Erdogans Angst vor Stimmenverlust
10. Mai 2015Bisher ging es für die im Jahr 2001 gegründete AKP bei Parlamentswahlen immer nur nach oben. Nachdem ihr im Jahr 2002 rund 34 Prozent der Stimmen zur absoluten Mehrheit der Mandate im Parlament und damit zur Regierungsübernahme genügten, legte sie 2007 auf 46 Prozent und 2011 sogar auf fast 50 Prozent zu. Diesmal könnte es anders sein. Die Umfragen sehen die islamisch-konservative Partei zwar wieder einmal weit vor der Konkurrenz, die meisten Befragungen siedeln sie aber lediglich zwischen 40 und 45 Prozent an.
Auf den ersten Blick ist das für eine Partei, die seit mehr als zwölf Jahren an der Macht ist, ein stolzes Ergebnis. Doch in der AKP herrscht keinerlei Feierlaune. Denn ein Sieg allein reicht Erdogan nicht. Der 61-Jährige, der auch nach dem Wechsel ins höchste Staatsamt der entscheidende Mann in Partei und Regierung geblieben ist, will im neuen Parlament eine Mehrheit von mindestens 330 der 550 Abgeordneten zusammenbekommen. Anschließend will er per Verfassungsänderungen ein Präsidialsystem einführen - mit ihm selbst an der Spitze, versteht sich. Doch davon ist die AKP derzeit weit entfernt. Selbst mit ihrem Traumergebnis von 2011 erhielt sie nur 326 Mandate.
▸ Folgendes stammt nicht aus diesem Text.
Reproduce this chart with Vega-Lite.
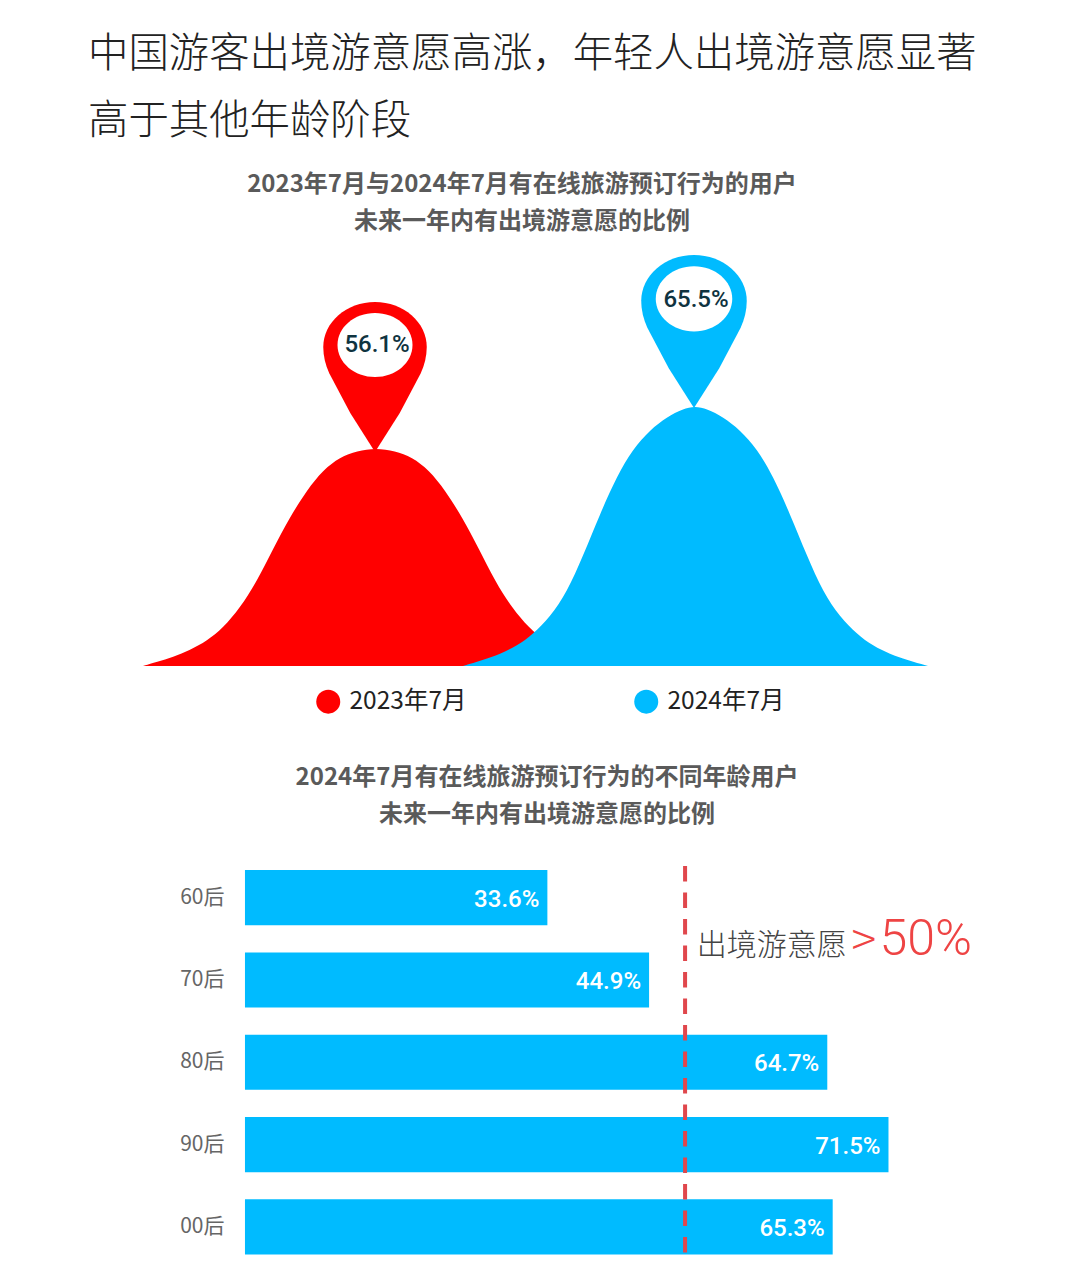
{
  "$schema": "https://vega.github.io/schema/vega-lite/v6.json",
  "background": "white",
  "padding": {"left": 88, "top": 35, "right": 0, "bottom": 0},
  "title": {
    "text": ["中国游客出境游意愿高涨，年轻人出境游意愿显著", "高于其他年龄阶段"],
    "anchor": "start",
    "frame": "group",
    "font": "Noto Sans CJK SC",
    "fontSize": 40.4,
    "fontWeight": 300,
    "lineHeight": 67,
    "color": "#222222",
    "offset": 30
  },
  "config": {
    "view": {"stroke": null},
    "font": "Noto Sans CJK SC"
  },
  "datasets": {
    "curves": [
      {"period": "2023年7月", "x": 143, "h": 0},
      {"period": "2023年7月", "x": 157, "h": 4},
      {"period": "2023年7月", "x": 173, "h": 9},
      {"period": "2023年7月", "x": 190, "h": 16},
      {"period": "2023年7月", "x": 207, "h": 25},
      {"period": "2023年7月", "x": 223, "h": 38},
      {"period": "2023年7月", "x": 240, "h": 58},
      {"period": "2023年7月", "x": 257, "h": 85},
      {"period": "2023年7月", "x": 273, "h": 117},
      {"period": "2023年7月", "x": 290, "h": 149},
      {"period": "2023年7月", "x": 307, "h": 176},
      {"period": "2023年7月", "x": 323, "h": 196},
      {"period": "2023年7月", "x": 340, "h": 209},
      {"period": "2023年7月", "x": 357, "h": 215},
      {"period": "2023年7月", "x": 376, "h": 218},
      {"period": "2023年7月", "x": 395, "h": 215},
      {"period": "2023年7月", "x": 412, "h": 209},
      {"period": "2023年7月", "x": 429, "h": 196},
      {"period": "2023年7月", "x": 445, "h": 176},
      {"period": "2023年7月", "x": 462, "h": 149},
      {"period": "2023年7月", "x": 479, "h": 117},
      {"period": "2023年7月", "x": 495, "h": 85},
      {"period": "2023年7月", "x": 512, "h": 58},
      {"period": "2023年7月", "x": 529, "h": 38},
      {"period": "2023年7月", "x": 545, "h": 25},
      {"period": "2023年7月", "x": 562, "h": 16},
      {"period": "2023年7月", "x": 579, "h": 9},
      {"period": "2023年7月", "x": 595, "h": 4},
      {"period": "2023年7月", "x": 609, "h": 0},
      {"period": "2024年7月", "x": 463, "h": 0},
      {"period": "2024年7月", "x": 483, "h": 6},
      {"period": "2024年7月", "x": 500, "h": 12},
      {"period": "2024年7月", "x": 517, "h": 20},
      {"period": "2024年7月", "x": 533, "h": 32},
      {"period": "2024年7月", "x": 550, "h": 49},
      {"period": "2024年7月", "x": 567, "h": 74},
      {"period": "2024年7月", "x": 583, "h": 110},
      {"period": "2024年7月", "x": 600, "h": 152},
      {"period": "2024年7月", "x": 617, "h": 190},
      {"period": "2024年7月", "x": 633, "h": 217},
      {"period": "2024年7月", "x": 650, "h": 236},
      {"period": "2024年7月", "x": 667, "h": 249},
      {"period": "2024年7月", "x": 683, "h": 257},
      {"period": "2024年7月", "x": 695, "h": 260},
      {"period": "2024年7月", "x": 707, "h": 257},
      {"period": "2024年7月", "x": 723, "h": 249},
      {"period": "2024年7月", "x": 740, "h": 236},
      {"period": "2024年7月", "x": 757, "h": 217},
      {"period": "2024年7月", "x": 773, "h": 190},
      {"period": "2024年7月", "x": 790, "h": 152},
      {"period": "2024年7月", "x": 807, "h": 110},
      {"period": "2024年7月", "x": 823, "h": 74},
      {"period": "2024年7月", "x": 840, "h": 49},
      {"period": "2024年7月", "x": 857, "h": 32},
      {"period": "2024年7月", "x": 873, "h": 20},
      {"period": "2024年7月", "x": 890, "h": 12},
      {"period": "2024年7月", "x": 907, "h": 6},
      {"period": "2024年7月", "x": 928, "h": 0}
    ],
    "pins": [
      {"period": "2023年7月", "pin": "a", "x": 375, "h": 289, "label": "56.1%"},
      {"period": "2024年7月", "pin": "b", "x": 694, "h": 334.5, "label": "65.5%"}
    ],
    "ages": [
      {"age": "60后", "value": 33.6, "label": "33.6%"},
      {"age": "70后", "value": 44.9, "label": "44.9%"},
      {"age": "80后", "value": 64.7, "label": "64.7%"},
      {"age": "90后", "value": 71.5, "label": "71.5%"},
      {"age": "00后", "value": 65.3, "label": "65.3%"}
    ]
  },
  "vconcat": [
    {
      "width": 912,
      "height": 416,
      "title": {
        "text": ["2023年7月与2024年7月有在线旅游预订行为的用户", "未来一年内有出境游意愿的比例"],
        "anchor": "middle",
        "dx": -22,
        "font": "Noto Sans CJK SC",
        "fontSize": 24,
        "fontWeight": "bold",
        "lineHeight": 37.5,
        "color": "#5a5a5a",
        "offset": 16
      },
      "encoding": {
        "x": {"field": "x", "type": "quantitative", "scale": {"domain": [88, 1000], "zero": false, "nice": false}, "axis": null},
        "y": {"field": "h", "type": "quantitative", "stack": null, "scale": {"domain": [0, 416], "zero": false, "nice": false}, "axis": null}
      },
      "layer": [
        {
          "data": {"name": "curves"},
          "mark": {"type": "area", "interpolate": "basis"},
          "encoding": {
            "color": {
              "field": "period",
              "type": "nominal",
              "scale": {"domain": ["2023年7月", "2024年7月"], "range": ["#ff0000", "#00bbff"]},
              "legend": {
                "orient": "none",
                "legendX": 228,
                "legendY": 439,
                "direction": "horizontal",
                "columns": 2,
                "columnPadding": 167,
                "title": null,
                "symbolType": "circle",
                "symbolSize": 576,
                "symbolStrokeWidth": 0,
                "labelFontSize": 24.5,
                "labelFont": "Noto Sans CJK SC",
                "labelColor": "#222222",
                "labelOffset": 9
              }
            }
          }
        },
        {
          "data": {"name": "pins"},
          "mark": {
            "type": "point",
            "filled": true,
            "opacity": 1,
            "shape": "M 0 1 L -0.33 0.48 L -0.61 -0.05 C -0.66 -0.16 -0.69 -0.28 -0.69 -0.4 C -0.69 -0.73 -0.38 -1 0 -1 C 0.38 -1 0.69 -0.73 0.69 -0.4 C 0.69 -0.28 0.66 -0.16 0.61 -0.05 L 0.33 0.48 Z"
          },
          "encoding": {
            "color": {"field": "period", "type": "nominal"},
            "size": {"field": "pin", "type": "ordinal", "scale": {"domain": ["a", "b"], "range": [22500, 23400]}, "legend": null}
          }
        },
        {
          "data": {"name": "pins"},
          "mark": {
            "type": "point",
            "filled": true,
            "opacity": 1,
            "color": "white",
            "shape": "M -0.5 -0.427 A 0.5 0.427 0 1 0 0.5 -0.427 A 0.5 0.427 0 1 0 -0.5 -0.427 Z"
          },
          "encoding": {
            "size": {"field": "pin", "type": "ordinal", "legend": null}
          }
        },
        {
          "data": {"name": "pins"},
          "mark": {
            "type": "text",
            "font": "Roboto",
            "fontSize": 24,
            "fontWeight": 500,
            "color": "#0f3340",
            "dy": -32,
            "dx": 2
          },
          "encoding": {
            "text": {"field": "label"}
          }
        }
      ]
    },
    {
      "width": 912,
      "height": 392.6,
      "title": {
        "text": ["2024年7月有在线旅游预订行为的不同年龄用户", "未来一年内有出境游意愿的比例"],
        "anchor": "middle",
        "dx": 3,
        "font": "Noto Sans CJK SC",
        "fontSize": 24,
        "fontWeight": "bold",
        "lineHeight": 37.5,
        "color": "#5a5a5a",
        "offset": 37
      },
      "data": {"name": "ages"},
      "encoding": {
        "x": {"field": "value", "type": "quantitative", "scale": {"domain": [-17.44, 83.89], "zero": false, "nice": false}, "axis": null},
        "y": {
          "field": "age",
          "type": "nominal",
          "sort": ["60后", "70后", "80后", "90后", "00后"],
          "scale": {"paddingInner": 0.33, "paddingOuter": 0.05},
          "axis": {
            "title": null,
            "offset": -136,
            "domain": false,
            "ticks": false,
            "labelPadding": 0,
            "labelFontSize": 21,
            "labelFont": "Noto Sans CJK SC",
            "labelColor": "#666666"
          }
        }
      },
      "layer": [
        {
          "mark": {"type": "bar", "color": "#00bbff"}
        },
        {
          "mark": {
            "type": "text",
            "font": "Roboto",
            "fontSize": 24,
            "fontWeight": 500,
            "color": "white",
            "align": "right",
            "dx": -8,
            "dy": 2
          },
          "encoding": {
            "text": {"field": "label"}
          }
        },
        {
          "data": {"values": [{"value": 48.9}]},
          "mark": {"type": "rule", "color": "#e0474c", "strokeWidth": 4, "strokeDash": [15.5, 11]},
          "encoding": {
            "y": null
          }
        },
        {
          "data": {"values": [{"age": "60后", "value": 50.2, "label": "出境游意愿"}]},
          "mark": {"type": "text", "align": "left", "font": "Noto Sans CJK SC", "fontSize": 30, "fontWeight": 300, "color": "#444444", "dy": 48},
          "encoding": {
            "text": {"field": "label"}
          }
        },
        {
          "data": {"values": [{"age": "60后", "value": 67.4, "label": ">"}]},
          "mark": {"type": "text", "align": "left", "font": "Noto Sans CJK SC", "fontSize": 46, "fontWeight": 300, "color": "#ee4444", "dy": 44},
          "encoding": {
            "text": {"field": "label"}
          }
        },
        {
          "data": {"values": [{"age": "60后", "value": 70.5, "label": "50%"}]},
          "mark": {"type": "text", "align": "left", "font": "Roboto", "fontSize": 50, "fontWeight": 300, "color": "#ee4444", "dy": 42},
          "encoding": {
            "text": {"field": "label"}
          }
        }
      ]
    }
  ],
  "spacing": 99
}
Erdogan stürzt sich wieder ins Getümmel
Zu dem in den Umfragen prognostizierten klaren Abwärtstrend der AKP kommt ein weiteres Problem für die Partei hinzu: Sollte die Kurdenpartei HDP den Sprung über die Zehn-Prozent-Hürde für den Parlamentseinzug schaffen, wäre möglicherweise sogar die absolute Mehrheit der AKP im Parlament in Gefahr. All das hat den Präsidenten dazu bewogen, sich wieder ins Getümmel des Wahlkampfs zu stürzen. Mehr als 30 Veranstaltungen will Erdogan bis zum Wahltag absolvieren. An diesem Sonntag wirbt er bei einem Besuch in Karlsruhe zudem um die Stimmen der türkischen Wähler in Deutschland.
Die Opposition sieht in Erdogans Verhalten einen klaren Verstoß gegen die von der Verfassung vorgegebenen Regeln für das Amt des Staatspräsidenten. Er soll sich aus der Tagespolitik heraushalten und darf auch kein Mitglied einer politischen Partei sein.
"Ich werde nicht außen vor bleiben"
Erdogan setzt sich jedoch über das Neutralitätsgebot hinweg. Der Präsident ist ein brillanter Wahlkämpfer und schiebt den AKP-Vorsitzenden und Ministerpräsidenten Ahmet Davutoglu mit seiner Präsenz zur Seite. Angesichts der Bedeutung der Juni-Wahl erwarte wohl niemand, "dass ich außen vor bleibe", sagte Erdogan am Freitag.
Damit breche Erdogan ganz offen die Verfassung, sagt der Journalist Yavuz Baydar im Gespräch mit der DW. Baydar erkennt bei Erdogan und der AKP seit Wochen "offensichtliche Zeichen der Panik". Die Regierungspartei verliere Wähler und habe bisher kein Gegenrezept gefunden. Dabei spiele unter anderem die Wirtschaftslage eine Rolle. In den vergangenen Monaten schwächte sich das Wachstum ab und die Arbeitslosigkeit stieg an.
Unbehagen über Erdogans Verhalten
Ob Erdogan den Trend stoppen kann, ist ungewiss. Selbst im Lager der AKP-Anhänger gebe es ein gewisses Unbehagen über Erdogans Missachtung der Regeln für das Präsidentenamt, sagt der Kolumnist Semih Idiz im Gespräch mit der DW. "Sie fragen sich, ob das ein Vorgeschmack auf das Präsidialsystem ist, wenn Erdogan machen kann, was er will." Möglicherweise wanderten konservative AKP-Wähler deshalb zur nationalistischen MHP ("Partei der Nationalistischen Bewegung") oder zu kleineren islamischen oder rechtsnationalen Parteien ab.
Nach einigen Wahlprognosen könnte sich die AKP nach der Wahl zu einer Koalition oder einer punktuellen Zusammenarbeit mit anderen Parteien im Parlament gezwungen sehen. Dies gilt vor allem für den Fall, dass die HDP in die Volksvertretung einzieht. Die Kurdenpartei unter zehn Prozent zu halten, ist deshalb zu einem wichtigen Wahlziel der AKP geworden: Erdogan hält auffällig viele Reden im kurdischen Ostanatolien.